Kinderklinik – Schillerstrasze – Technisches Rathaus.

Und nun nervte Katharina sie im Jahresrhythmus mit dem Vorschlag, nach ihren biologischen Eltern zu forschen. Da müsse doch da und da etwas zu finden sein. Jedesmal muszte Astrid grob werden. Sie hatte eine Grafik für sich dazu erstellt, die die verschiedenen Möglichkeiten farbig markierte und hinter Pfeilen hatte sie auch ihre emotionalen Zustände und ihre weiteren Schluszfolgerungen vermerkt.

Jetzt fiel ihr das mit dem letzten Seminar wieder ein. Es hatte mit ihrer Entscheidung zu tun, zunächst nicht mehr hinzugehen und sich dann trotz des vorteilhaften Status einer Studierenden abzumelden. Die damalige offizielle Version war die des intressanten Jobs mit Verant-wortungs- und Aufstiegschance. Es hiesz eben nicht Imposter-Syndrom, was ja Hochstapler bedeutet, sondern Münchhausen-, oder, in diesem Fall nach dem vorgeblichen KZ-Überlebenden Binjamin Wilkomirski, der eigentlich Bruno Doessekker hiesz, Wilkomirski-Syndrom. Doessekker-Wilkomirski war nicht der einzige, der sich eine jüdische Identität zugelegt hatte. Alles, was es über das Phänomen zu lesen gab, hatte Astrid verschlungen. Es war doch ein paradoxe Herkunftserschleichung, nicht vorzugeben Hauptmann, Zarentochter oder Oligarch zu sein, sondern sich auf die Opferseite rüber zu schleichen. Die Empörung im Seminar war grosz und ungewohnt, bei der letzten Sitzung ging es quasi über Tische und Bänke. Heftig wurde die Frage nach der Motivation der Journalisten, die die Camouflage aufgedeckt hatten, diskutiert.

Astrid sah sich im Traum mit bloszen Händen Wasser von einem Bottich in einen anderen schöpfen.

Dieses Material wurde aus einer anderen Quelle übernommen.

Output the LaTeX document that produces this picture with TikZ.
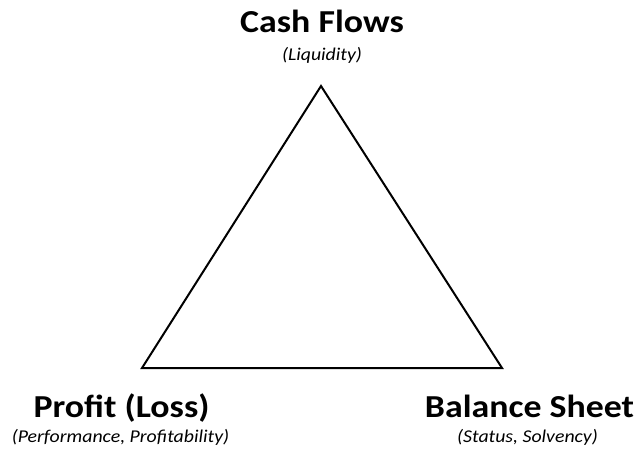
\documentclass[tikz,border=0pt]{standalone}
\usepackage{fontspec}
\setmainfont{Carlito}
\begin{document}
\begin{tikzpicture}[x=1pt,y=-1pt,
  title/.style={font=\fontsize{32}{36}\selectfont\bfseries, inner sep=0pt, anchor=base, xscale=1.12},
  sub/.style={font=\fontsize{18}{20}\selectfont\itshape, inner sep=0pt, anchor=base, xscale=1.1},
  edge/.style={line width=2pt, line join=miter}]
\useasboundingbox (0,0) rectangle (636,452);
\coordinate (top) at (321,86);
\coordinate (bl) at (142,368);
\coordinate (br) at (502,368);
\draw[edge] (top) -- (bl) -- (br) -- cycle;
\node[title] (cf) at (322,33) {Cash Flows};
\node[sub] (liq) at (322,60) {(Liquidity)};
\node[title] (pl) at (121.5,417) {Profit (Loss)};
\node[sub] (perf) at (120.5,442) {(Performance, Profitability)};
\node[title] (bs) at (529.5,417) {Balance Sheet};
\node[sub] (stat) at (527.5,442) {(Status, Solvency)};
\end{tikzpicture}
\end{document}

Gerade spürte sie eine Mischung aus altem Kaffee, Weichspüler und Asche im Nacken. Nicht umdrehen. Geruch aus der Blumensiedlung, neulich hatte sie gehört, dasz die meisten Häuser wegen Baufälligkeit abgerissen werden sollten.

Besser schon mal aufstehen: Rentenversicherungsanstalt – Stadttheater – Friedhof.